Pourquoi avoir choisi la forme romancée pour parler du nazisme et de la Shoah ? Humaniser les acteurs de l’inhumain, n’est-ce pas prendre un risque de ne pas être compris ?

Non, parce que je trouve que le roman est le genre supérieur. Grâce au roman, vous pouvez tout dire, même des choses contradictoires. Les personnages ne sont pas moi. Je vais de l’un à l’autre même s’ils sont un peu tous mes enfants, même si j’en aime plus que d’autres. Un romancier n’est pas dans la réalité. Mais je suis dans la réalité historique. Quand le personnage d’Hitler parle dans mon roman, il dit des choses que le vrai Hitler disait. Le secret de ce genre de livres est que la documentation ne se voit pas… Ensuite, que vous ayez interprété certaines passages de telle façon, rien de plus normal. Le lecteur s’approprie le livre, le réécrit et en raconte un que l’écrivain n’a pas toujours le sentiment d’avoir écrit. Je l’accepte. J’écris pour intéresser le lecteur. Je ne conçois pas les romans sans histoire. Je veux être lu. Je n’ai pas d’autre ambition.

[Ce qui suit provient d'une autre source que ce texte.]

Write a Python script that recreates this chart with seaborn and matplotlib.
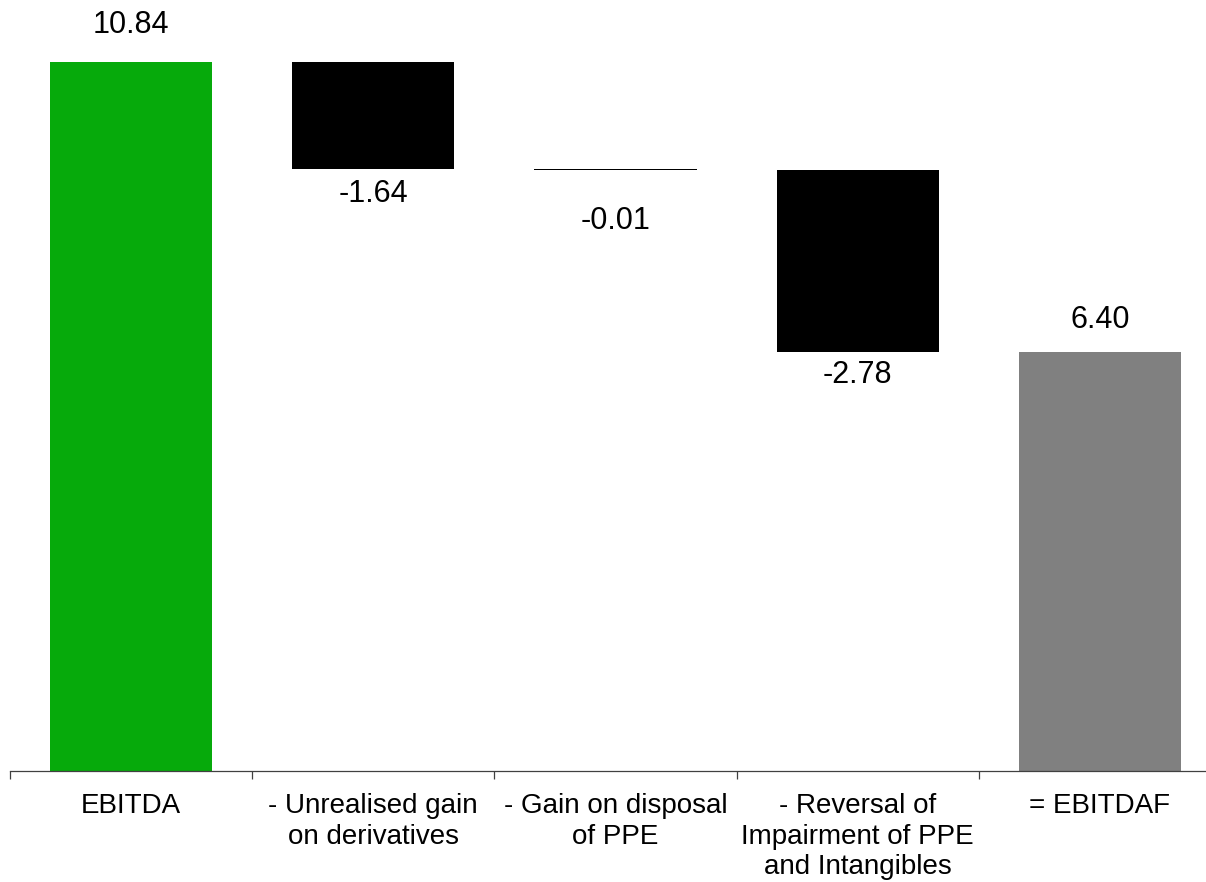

Le Schmock, par Franz-Olivier Giesbert, Gallimard, 416 p.
Le Schmock, par Franz-Olivier Giesbert, Gallimard, 416 p.

Quittant un instant le récit romancé, vous évoquez dans votre livre « la petite musique nazie qui monte des beaux salons, des mosquées et des bouches de métro ». Croyez-vous qu’il y ait « plein d’Hitler partout aujourd’hui » ?

Oui.

Cela vous fait-il peur ?

Non. Il faut vivre avec. Cela oblige à la vigilance. Je perçois ce sentiment quand je suis dans le métro. Je regarde les gens et je me dis qu’il y a forcément quelqu’un qui n’est pas nécessairement un Hitler mais plutôt un Himmler (NDLR : ministre de l’Intérieur du Reich, chargé de mettre en oeuvre la Shoah), c’est-à-dire une personne qui est apparemment normale mais qui, par lâcheté, par couardise, peut aller jusqu’au bout de l’abjection. Je peine à penser que le genre humain est bon. Sur ce point de vue et d’autres, je ne suis pas très optimiste.

Un de vos personnages, Karl Gottsahl, croit qu’il pourra biaiser avec les nazis. Face aux extrémistes, peut-on louvoyer ou faut-il obligatoirement les affronter ?

Karl Gottsahl est un Allemand de tradition, respectable, très cultivé. Son erreur est de penser que les nazis ne vont pas tenir sur la durée, qu’ils ne sont pas au niveau. Dans son esprit, c’est la culture qui va gagner. Mais non, avec Hitler, c’est le bas de plafond, la violence, la terreur absolue… qui l’emportent. Aujourd’hui, la montée des haines et des ressentiments fait peur. Il suffit d’observer les réseaux sociaux. C’est incroyable.

« La presse transforme les victimes en bourreaux », écrivez-vous. En faites-vous une règle générale ?

Je n’ai jamais été tendre pour la presse. Je ne le serai jamais. En même temps, je suis journaliste et j’adore ce métier. Mais je trouve qu’on le pratique mal. Beaucoup de confrères se gargarisent d’investigations alors qu’ils se contentent de recopier des procès-verbaux qui leur sont apportés par des magistrats. D’autres pensent que le métier consiste à suivre le courant. J’ai toujours pratiqué le journalisme à contre-courant. Nous avons une presse moutonnière comme elle ne l’a jamais été. Je ne suis cependant pas en guerre contre le journalisme. Je pense simplement qu’il faut que la corporation accepte toutes les critiques. Nous n’exerçons pas ce devoir d’humilité. Peut-être parce que notre métier est dans l’éphémère, nous nous croyons parfois sortis de la cuisse de Jupiter et nous n’écoutons pas les lecteurs.

Le Schmock, par Franz-Olivier Giesbert, Gallimard, 416 p.

Bio express

1949 : Naissance le 18 janvier à Wilmington (Etats-Unis).

Début des années 1970 : Journaliste au service politique de l’hebdomadaire Le Nouvel Observateur.

1985 : Directeur de rédaction du Nouvel Observateur.

1988 : Directeur des rédactions du quotidien Le Figaro.

2000 : Directeur de l’hebdomadaire Le Point.

2004 : Publie le roman L’Américain.

2006 : Publie l’essai politique La Stragédie du président, scènes de la vie politique 1986-2006.

2017 : Directeur éditorial du quotidien La Provence.